## Available data
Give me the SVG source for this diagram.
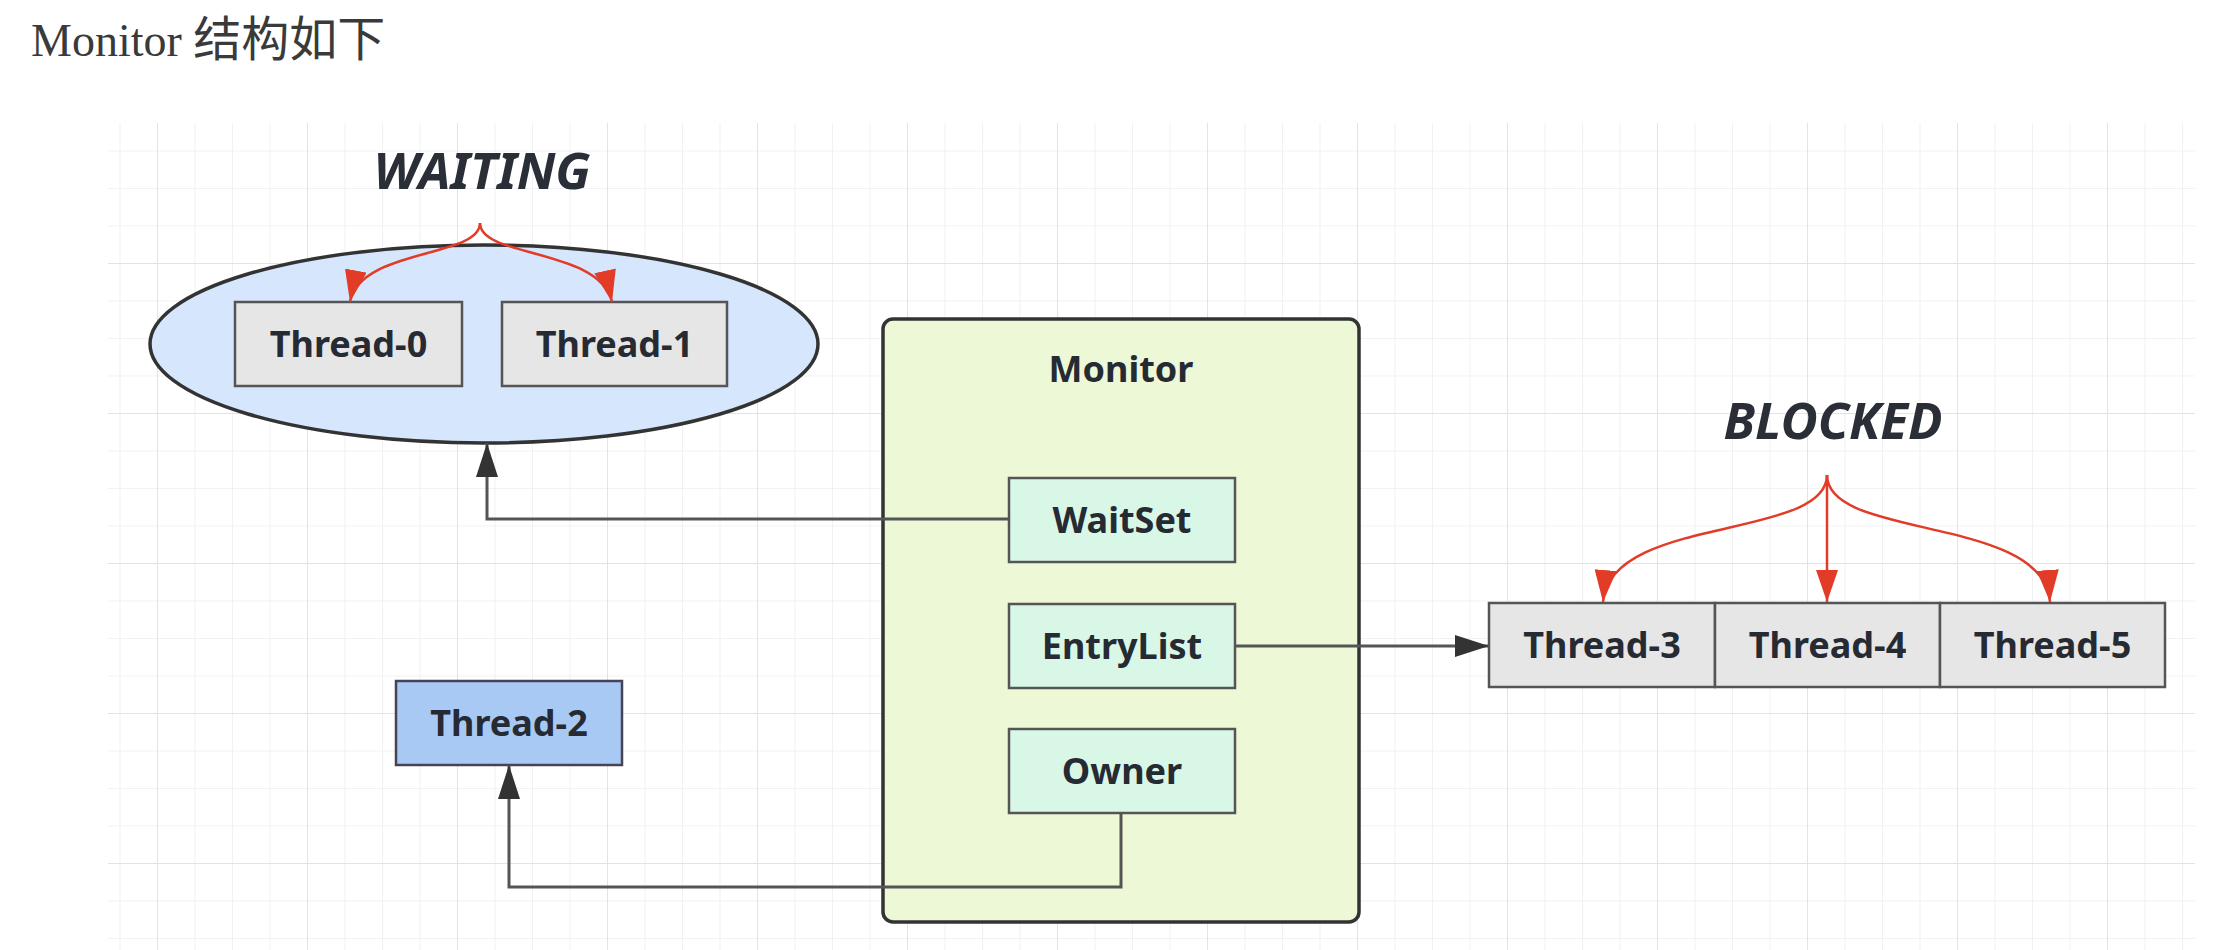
<svg xmlns="http://www.w3.org/2000/svg" width="2220" height="950" viewBox="0 0 2220 950">
<style>
  .lbl { font-family: "Noto Sans", "Open Sans", sans-serif; font-weight: bold; font-size: 36px; fill: #262a33; text-anchor: middle; }
  .state { font-family: "Noto Sans", "Open Sans", sans-serif; font-weight: bold; font-style: italic; font-size: 51px; fill: #2a2e36; text-anchor: middle; }
  .thr { fill: #e6e6e6; stroke: #555; stroke-width: 2.5; }
  .inner { fill: #d9f7e7; stroke: #555; stroke-width: 2.5; }
  .conn { fill: none; stroke: #555; stroke-width: 3; }
  .red { fill: none; stroke: #e23b27; stroke-width: 2.5; }
</style>
<defs>
  <pattern id="gMinor" patternUnits="userSpaceOnUse" x="7" y="0.5" width="37.5" height="37.5">
    <path d="M0,0 V37.5 M0,0 H37.5" fill="none" stroke="#eceef2" stroke-width="1.6"/>
  </pattern>
  <pattern id="gMajor" patternUnits="userSpaceOnUse" x="7" y="113" width="150" height="150">
    <path d="M0,0 V150 M0,0 H150" fill="none" stroke="#e0e3e8" stroke-width="2"/>
  </pattern>
  <marker id="arrBlack" markerUnits="userSpaceOnUse" markerWidth="34" markerHeight="22" refX="34" refY="11" orient="auto">
    <path d="M0,0 L34,11 L0,22 z" fill="#333"/>
  </marker>
  <marker id="arrRed" markerUnits="userSpaceOnUse" markerWidth="32" markerHeight="22" refX="32" refY="11" orient="auto">
    <path d="M0,0 L32,11 L0,22 z" fill="#e23b27"/>
  </marker>
</defs>
<rect x="0" y="0" width="2220" height="950" fill="#ffffff"/>
<text x="31" y="56" font-size="46" fill="#3a3a3a"><tspan font-family="Liberation Serif, serif">Monitor </tspan><tspan font-family="Noto Sans CJK SC, sans-serif" font-size="48">结构如下</tspan></text>
<g id="grid">
  <rect x="108" y="123" width="2087" height="827" fill="url(#gMinor)"/>
  <rect x="108" y="123" width="2087" height="827" fill="url(#gMajor)"/>
</g>
<g id="waiting-set">
  <ellipse cx="484" cy="344" rx="334" ry="99" fill="#d6e6fc" stroke="#333" stroke-width="3.5"/>
  <text class="state" x="482" y="189">WAITING</text>
</g>
<g id="thread-0">
  <rect class="thr" x="235" y="302" width="227" height="84"/>
  <text class="lbl" x="348.5" y="357">Thread-0</text>
</g>
<g id="thread-1">
  <rect class="thr" x="502" y="302" width="225" height="84"/>
  <text class="lbl" x="614.5" y="357">Thread-1</text>
</g>
<g id="monitor">
  <rect x="883" y="319" width="476" height="603" rx="10" ry="10" fill="#edf8d6" stroke="#333" stroke-width="3.5"/>
  <text class="lbl" x="1121" y="382">Monitor</text>
</g>
<g id="waitset">
  <rect class="inner" x="1009" y="478" width="226" height="84"/>
  <text class="lbl" x="1122" y="533">WaitSet</text>
</g>
<g id="entrylist">
  <rect class="inner" x="1009" y="604" width="226" height="84"/>
  <text class="lbl" x="1122" y="659">EntryList</text>
</g>
<g id="owner">
  <rect class="inner" x="1009" y="729" width="226" height="84"/>
  <text class="lbl" x="1122" y="784">Owner</text>
</g>
<g id="thread-2">
  <rect x="396" y="681" width="226" height="84" fill="#a9c9f5" stroke="#445" stroke-width="2.5"/>
  <text class="lbl" x="509" y="736">Thread-2</text>
</g>
<g id="blocked-list">
  <text class="state" x="1833" y="439">BLOCKED</text>
  <rect class="thr" x="1489" y="603" width="226" height="84"/>
  <rect class="thr" x="1715" y="603" width="225" height="84"/>
  <rect class="thr" x="1940" y="603" width="225" height="84"/>
  <text class="lbl" x="1602" y="658">Thread-3</text>
  <text class="lbl" x="1827.5" y="658">Thread-4</text>
  <text class="lbl" x="2052.5" y="658">Thread-5</text>
</g>
<g id="connectors">
  <path class="conn" d="M1009,519 H487 V443" marker-end="url(#arrBlack)"/>
  <path class="conn" d="M1235,646 H1489" marker-end="url(#arrBlack)"/>
  <path class="conn" d="M1121,813 V887 H509 V765" marker-end="url(#arrBlack)"/>
  <path class="red" d="M480,223 C480,258 360,248 350,302" marker-end="url(#arrRed)"/>
  <path class="red" d="M480,223 C480,258 600,248 612,302" marker-end="url(#arrRed)"/>
  <path class="red" d="M1827,475 C1827,540 1610,515 1603,602" marker-end="url(#arrRed)"/>
  <path class="red" d="M1827,475 V602" marker-end="url(#arrRed)"/>
  <path class="red" d="M1827,475 C1827,540 2044,515 2050,602" marker-end="url(#arrRed)"/>
</g>
</svg>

## Task description
Without including any picture, repeat the data exactly.

## Final result
Give me the SVG source for this diagram.
<svg xmlns="http://www.w3.org/2000/svg" width="2220" height="950" viewBox="0 0 2220 950">
<style>
  .lbl { font-family: "Noto Sans", "Open Sans", sans-serif; font-weight: bold; font-size: 36px; fill: #262a33; text-anchor: middle; }
  .state { font-family: "Noto Sans", "Open Sans", sans-serif; font-weight: bold; font-style: italic; font-size: 51px; fill: #2a2e36; text-anchor: middle; }
  .thr { fill: #e6e6e6; stroke: #555; stroke-width: 2.5; }
  .inner { fill: #d9f7e7; stroke: #555; stroke-width: 2.5; }
  .conn { fill: none; stroke: #555; stroke-width: 3; }
  .red { fill: none; stroke: #e23b27; stroke-width: 2.5; }
</style>
<defs>
  <pattern id="gMinor" patternUnits="userSpaceOnUse" x="7" y="0.5" width="37.5" height="37.5">
    <path d="M0,0 V37.5 M0,0 H37.5" fill="none" stroke="#eceef2" stroke-width="1.6"/>
  </pattern>
  <pattern id="gMajor" patternUnits="userSpaceOnUse" x="7" y="113" width="150" height="150">
    <path d="M0,0 V150 M0,0 H150" fill="none" stroke="#e0e3e8" stroke-width="2"/>
  </pattern>
  <marker id="arrBlack" markerUnits="userSpaceOnUse" markerWidth="34" markerHeight="22" refX="34" refY="11" orient="auto">
    <path d="M0,0 L34,11 L0,22 z" fill="#333"/>
  </marker>
  <marker id="arrRed" markerUnits="userSpaceOnUse" markerWidth="32" markerHeight="22" refX="32" refY="11" orient="auto">
    <path d="M0,0 L32,11 L0,22 z" fill="#e23b27"/>
  </marker>
</defs>
<rect x="0" y="0" width="2220" height="950" fill="#ffffff"/>
<text x="31" y="56" font-size="46" fill="#3a3a3a"><tspan font-family="Liberation Serif, serif">Monitor </tspan><tspan font-family="Noto Sans CJK SC, sans-serif" font-size="48">结构如下</tspan></text>
<g id="grid">
  <rect x="108" y="123" width="2087" height="827" fill="url(#gMinor)"/>
  <rect x="108" y="123" width="2087" height="827" fill="url(#gMajor)"/>
</g>
<g id="waiting-set">
  <ellipse cx="484" cy="344" rx="334" ry="99" fill="#d6e6fc" stroke="#333" stroke-width="3.5"/>
  <text class="state" x="482" y="189">WAITING</text>
</g>
<g id="thread-0">
  <rect class="thr" x="235" y="302" width="227" height="84"/>
  <text class="lbl" x="348.5" y="357">Thread-0</text>
</g>
<g id="thread-1">
  <rect class="thr" x="502" y="302" width="225" height="84"/>
  <text class="lbl" x="614.5" y="357">Thread-1</text>
</g>
<g id="monitor">
  <rect x="883" y="319" width="476" height="603" rx="10" ry="10" fill="#edf8d6" stroke="#333" stroke-width="3.5"/>
  <text class="lbl" x="1121" y="382">Monitor</text>
</g>
<g id="waitset">
  <rect class="inner" x="1009" y="478" width="226" height="84"/>
  <text class="lbl" x="1122" y="533">WaitSet</text>
</g>
<g id="entrylist">
  <rect class="inner" x="1009" y="604" width="226" height="84"/>
  <text class="lbl" x="1122" y="659">EntryList</text>
</g>
<g id="owner">
  <rect class="inner" x="1009" y="729" width="226" height="84"/>
  <text class="lbl" x="1122" y="784">Owner</text>
</g>
<g id="thread-2">
  <rect x="396" y="681" width="226" height="84" fill="#a9c9f5" stroke="#445" stroke-width="2.5"/>
  <text class="lbl" x="509" y="736">Thread-2</text>
</g>
<g id="blocked-list">
  <text class="state" x="1833" y="439">BLOCKED</text>
  <rect class="thr" x="1489" y="603" width="226" height="84"/>
  <rect class="thr" x="1715" y="603" width="225" height="84"/>
  <rect class="thr" x="1940" y="603" width="225" height="84"/>
  <text class="lbl" x="1602" y="658">Thread-3</text>
  <text class="lbl" x="1827.5" y="658">Thread-4</text>
  <text class="lbl" x="2052.5" y="658">Thread-5</text>
</g>
<g id="connectors">
  <path class="conn" d="M1009,519 H487 V443" marker-end="url(#arrBlack)"/>
  <path class="conn" d="M1235,646 H1489" marker-end="url(#arrBlack)"/>
  <path class="conn" d="M1121,813 V887 H509 V765" marker-end="url(#arrBlack)"/>
  <path class="red" d="M480,223 C480,258 360,248 350,302" marker-end="url(#arrRed)"/>
  <path class="red" d="M480,223 C480,258 600,248 612,302" marker-end="url(#arrRed)"/>
  <path class="red" d="M1827,475 C1827,540 1610,515 1603,602" marker-end="url(#arrRed)"/>
  <path class="red" d="M1827,475 V602" marker-end="url(#arrRed)"/>
  <path class="red" d="M1827,475 C1827,540 2044,515 2050,602" marker-end="url(#arrRed)"/>
</g>
</svg>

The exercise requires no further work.